In practical terms, that means you have a good chunk of high-failure rate birth control (or none at all) dragging down your 1% rate (which I gather is already an average, since hormone-based birth control failure rates are all well under 1% when used correctly). So 930k does sound high.
Napkin math is good. But the last data on abortions in the U.S. indicate that there were 625,346 abortions in the U.S. in 2019 --
https://www.pewresearch.org/fact-tank/2022/05/27/what-the-data-says-about-abortion-in-the-u-s/
(though 3 states do not report abortion figures.....)
That data also report a rate of 11.4 abortions per 1000 women aged 15 to 44. That is slightly above a contraceptive perfect use figure of 1% (which would be 10 annual failures for every 1000 women). It's all complicated by the fact that some women will chose to carry an unplanned pregnancy to term; there's a whole lot of imperfect contraception use, etc.
Again, my original point was that it is naive to assume that contraception use -- even perfect use -- would eliminate unwanted pregnancies and a demand for abortion. That point remains.
Kansas SCt did that shit too where they found a right to abortion hidden deep in the state constitution.
Unlike Iowa we didn't get better justices, but at least we got an amendment coming up for vote in August.
Yeah! Waiting periods are unconstitutional! To say nothing of outright bans!
Wait. Are we talking abortions or guns?
Which part of the Constitution covers abortions?
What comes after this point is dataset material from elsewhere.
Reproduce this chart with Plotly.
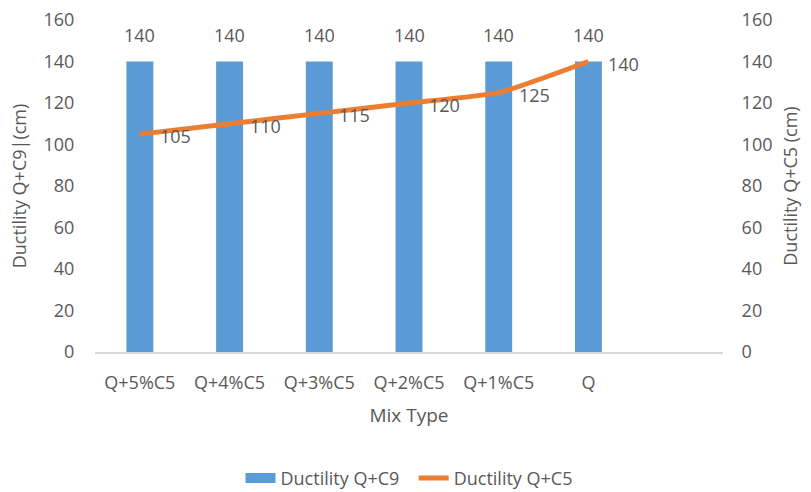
import plotly.graph_objects as go

categories = ["Q+5%C5", "Q+4%C5", "Q+3%C5", "Q+2%C5", "Q+1%C5", "Q"]
ductility_c9 = [140, 140, 140, 140, 140, 140]
ductility_c5 = [105, 110, 115, 120, 125, 140]
y_ticks = [0, 20, 40, 60, 80, 100, 120, 140, 160]

FONT = "Open Sans"
TXT = "#595959"
BLUE = "#5B9BD5"
ORANGE = "#ED7D31"
FS = 18

fig = go.Figure()
fig.add_trace(go.Bar(
    x=categories, y=ductility_c9, name="Ductility Q+C9",
    marker=dict(color=BLUE, line=dict(width=0)),
    width=0.3, showlegend=False,
))
fig.add_trace(go.Scatter(
    x=categories, y=ductility_c5, name="Ductility Q+C5", yaxis="y2",
    mode="lines",
    line=dict(color=ORANGE, width=5, shape="spline", smoothing=0.5),
    showlegend=False,
))
# legend entries
fig.add_trace(go.Scatter(x=[None], y=[None], mode="lines", name="Ductility Q+C9  ",
                         line=dict(color=BLUE, width=10)))
fig.add_trace(go.Scatter(x=[None], y=[None], mode="lines", name="Ductility Q+C5",
                         line=dict(color=ORANGE, width=5)))

annotations = []
for c, v in zip(categories, ductility_c9):
    annotations.append(dict(x=c, y=v, xref="x", yref="y", text=str(v), showarrow=False,
                            yanchor="bottom", yshift=13,
                            font=dict(family=FONT, size=FS, color=TXT)))
for c, v in zip(categories, ductility_c5):
    annotations.append(dict(x=c, y=v, xref="x", yref="y2", text=str(v), showarrow=False,
                            xanchor="left", xshift=18, yshift=-2,
                            font=dict(family=FONT, size=FS, color=TXT)))

fig.update_layout(
    width=811, height=492,
    margin=dict(l=95, r=88, t=20, b=140, autoexpand=False),
    paper_bgcolor="white", plot_bgcolor="white",
    font=dict(family=FONT, size=FS, color=TXT),
    showlegend=True,
    annotations=annotations,
    legend=dict(orientation="h", x=0.5, xanchor="center", yref="container",
                y=0.028, yanchor="middle",
                font=dict(family=FONT, size=FS, color=TXT)),
    xaxis=dict(
        type="category", categoryorder="array", categoryarray=categories,
        range=[-0.5, 6.5], showgrid=False, showline=True, linecolor="#D9D9D9",
        linewidth=2, ticks="outside", ticklen=13, tickcolor="rgba(0,0,0,0)",
        tickfont=dict(family=FONT, size=FS, color=TXT),
        title=dict(text="Mix Type", font=dict(family=FONT, size=19, color=TXT), standoff=16),
        zeroline=False, automargin=False,
    ),
    yaxis=dict(
        range=[0, 160], tickvals=y_ticks, showgrid=False, zeroline=False,
        showline=False, ticks="outside", ticklen=16, tickcolor="rgba(0,0,0,0)",
        tickfont=dict(family=FONT, size=FS, color=TXT), automargin=False,
        title=dict(text="Ductility Q+C9|(cm)", font=dict(family=FONT, size=FS, color=TXT), standoff=12),
    ),
    yaxis2=dict(
        range=[0, 160], tickvals=y_ticks, overlaying="y", side="right",
        showgrid=False, zeroline=False, showline=False,
        ticks="outside", ticklen=14, tickcolor="rgba(0,0,0,0)", automargin=False,
        tickfont=dict(family=FONT, size=FS, color=TXT),
        title=dict(text="Ductility Q+C5 (cm)", font=dict(family=FONT, size=FS, color=TXT), standoff=12),
    ),
)

fig.write_html("out.html")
Stop conflating an enumerated right with Supreme Court penumbras.
Until you've at least finished primary school, I'd suggest you keep quiet.
We've all seen (on this page, even) the pinnacle of your ability to think.
"Hasn't anyone heard of birth control?"
Ad hominen response when you can't or won't answer the question.
It's cute that you believe you're worth anything more than that, particularly when asking a question covered in every 1L across the country.
How's that culture war goin', Rev?
STATES RANKED BY EDUCATIONAL ATTAINMENT
(including territories; 52 jurisdictions ranked)
COLLEGE DEGREE
Iowa 38
ADVANCED DEGREE
Iowa 43
STATES RANKED BY WHITE POPULATION
Iowa 7
STATES RANKED BY HAYSEEDS
Iowa 5
Carry on dohtard.
News flash Rev: Getting a "college degree" today in most cases makes you more stupid and more ignorant.
So having fewer people who've been indoctrinated by left wing losers is a win, not a loss
Chief Justice Susan Christensen and by Justice Brent Appel would have preserved strict scrutiny (Christensen as a matter of stare decisis, and Appel, the only Justice on the court who was in the 2018 PPH II majority, on the merits).
So, now that the decision has been overturned, Chief Justice Susan Christensen of course supports the new decision on "stare decisis grounds". Right?
In general, state and federal, if stopping a beating heart does not need strict scrutiny, what does?